Theory of adaptive SVD regularization for deep neural networks

Mohammad Mahdi Bejani; Mehdi Ghatee

doi:10.1016/j.neunet.2020.04.021

Theory of adaptive SVD regularization for deep neural networks

Neural Netw. 2020 Aug:128:33-46. doi: 10.1016/j.neunet.2020.04.021. Epub 2020 Apr 25.

Authors

Mohammad Mahdi Bejani¹, Mehdi Ghatee²

Affiliations

¹ Department of Computer Science, Faculty of Mathematics and Computer Science, Amirkabir University of Technology (Tehran Polytechnic), Iran. Electronic address: mbejani@aut.ac.ir.
² Department of Computer Science, Faculty of Mathematics and Computer Science, Amirkabir University of Technology (Tehran Polytechnic), Iran. Electronic address: ghatee@aut.ac.ir.

PMID: 32413786
DOI: 10.1016/j.neunet.2020.04.021

Abstract

Deep networks can learn complex problems, however, they suffer from overfitting.
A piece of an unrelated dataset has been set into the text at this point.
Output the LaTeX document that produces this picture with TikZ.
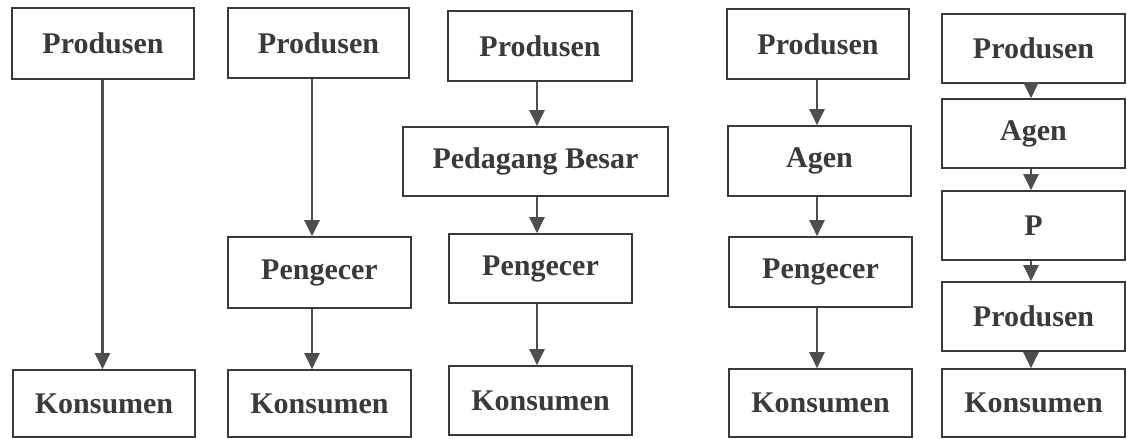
\documentclass[tikz,border=0pt]{standalone}
\usepackage{fontspec}
\setmainfont{Liberation Serif}
\usetikzlibrary{arrows.meta}
\definecolor{ink}{HTML}{3A3A3A}
\definecolor{arr}{HTML}{4E4E4E}
\newcommand{\bx}[6]{%
  \node[box, minimum width={(#4-#2)*1pt}, minimum height={(#5-#3)*1pt}]
    (#1) at ({(#2+#4)/2}, {-(#3+#5)/2}) {#6};}
\begin{document}
\begin{tikzpicture}[x=1pt, y=1pt,
  box/.style={draw=ink, line width=1.6pt, inner sep=0pt, fill=white,
    text=ink, font=\fontsize{30}{32}\selectfont\bfseries},
  flow/.style={draw=arr, line width=2.2pt,
    -{Triangle[length=16pt, width=15pt]}}]
\useasboundingbox[fill=white] (0,0) rectangle (1127,-439);
% column 1
\bx{pA}{12}{8}{194}{79}{Produsen}
\bx{kA}{13}{370}{195}{437}{Konsumen}
% column 2
\bx{pB}{228}{8}{409}{78}{Produsen}
\bx{gB}{228}{237}{411}{308}{Pengecer}
\bx{kB}{228}{370}{411}{437}{Konsumen}
% column 3
\bx{pC}{448}{11}{632}{81}{Produsen}
\bx{bC}{403}{127}{668}{196}{Pedagang Besar}
\bx{gC}{449}{234}{632}{303}{Pengecer}
\bx{kC}{449}{366}{632}{435}{Konsumen}
% column 4
\bx{pD}{727}{9}{909}{79}{Produsen}
\bx{aD}{728}{126}{911}{196}{Agen}
\bx{gD}{729}{237}{912}{307}{Pengecer}
\bx{kD}{729}{369}{912}{437}{Konsumen}
% column 5
\bx{pE}{942}{14}{1125}{83}{Produsen}
\bx{aE}{942}{99}{1125}{168}{Agen}
\bx{xE}{942}{191}{1125}{260}{P}
\bx{rE}{942}{282}{1125}{351}{Produsen}
\bx{kE}{942}{369}{1125}{437}{Konsumen}
% connectors (vertical)
\draw[flow] ([xshift=-0.5pt]pA.south) -- ([xshift=-0.5pt]pA.south |- kA.north);
\draw[flow] ([xshift=-6.5pt]pB.south) -- ([xshift=-6.5pt]pB.south |- gB.north);
\draw[flow] ([xshift=-6.5pt]pB.south |- gB.south) -- ([xshift=-6.5pt]pB.south |- kB.north);
\draw[flow] ([xshift=-3pt]pC.south) -- ([xshift=-3pt]pC.south |- bC.north);
\draw[flow] ([xshift=-3pt]pC.south |- bC.south) -- ([xshift=-3pt]pC.south |- gC.north);
\draw[flow] ([xshift=-3pt]pC.south |- gC.south) -- ([xshift=-3pt]pC.south |- kC.north);
\draw[flow] ([xshift=-1pt]pD.south) -- ([xshift=-1pt]pD.south |- aD.north);
\draw[flow] ([xshift=-1pt]pD.south |- aD.south) -- ([xshift=-1pt]pD.south |- gD.north);
\draw[flow] ([xshift=-1pt]pD.south |- gD.south) -- ([xshift=-1pt]pD.south |- kD.north);
\draw[flow] ([xshift=-2.5pt]pE.south) -- ([xshift=-2.5pt]pE.south |- aE.north);
\draw[flow] ([xshift=-2.5pt]pE.south |- aE.south) -- ([xshift=-2.5pt]pE.south |- xE.north);
\draw[flow] ([xshift=-2.5pt]pE.south |- xE.south) -- ([xshift=-2.5pt]pE.south |- rE.north);
\draw[flow] ([xshift=-2.5pt]pE.south |- rE.south) -- ([xshift=-2.5pt]pE.south |- kE.north);
\end{tikzpicture}
\end{document}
To solve this problem, regularization methods have been proposed that are not adaptable to the dynamic changes in the training process. With a different approach, this paper presents a regularization method based on the Singular Value Decomposition (SVD) that adjusts the learning model adaptively. To this end, the overfitting can be evaluated by condition numbers of the synaptic matrices. When the overfitting is high, the matrices are substituted with their SVD approximations. Some theoretical results are derived to show the performance of this regularization method. It is proved that SVD approximation cannot solve overfitting after several iterations. Thus, a new Tikhonov term is added to the loss function to converge the synaptic weights to the SVD approximation of the best-found results. Following this approach, an Adaptive SVD Regularization (ASR) is proposed to adjust the learning model with respect to the dynamic training characteristics. ASR results are visualized to show how ASR overcomes overfitting. The different configurations of Convolutional Neural Networks (CNN) are implemented with different augmentation schemes to compare ASR with state-of-the-art regularization methods. The results show that on MNIST, F-MNIST, SVHN, CIFAR-10 and CIFAR-100, the accuracies of ASR are 99.4%, 95.7%, 97.1%, 93.2% and 55.6%, respectively. Although ASR improves the overfitting and validation loss, its elapsed time is not significantly greater than the learning without regularization.

Keywords: Adaptive regularization; Deep networks; Matrix decomposition; Overfitting; Singular values decomposition.

MeSH terms

Neural Networks, Computer*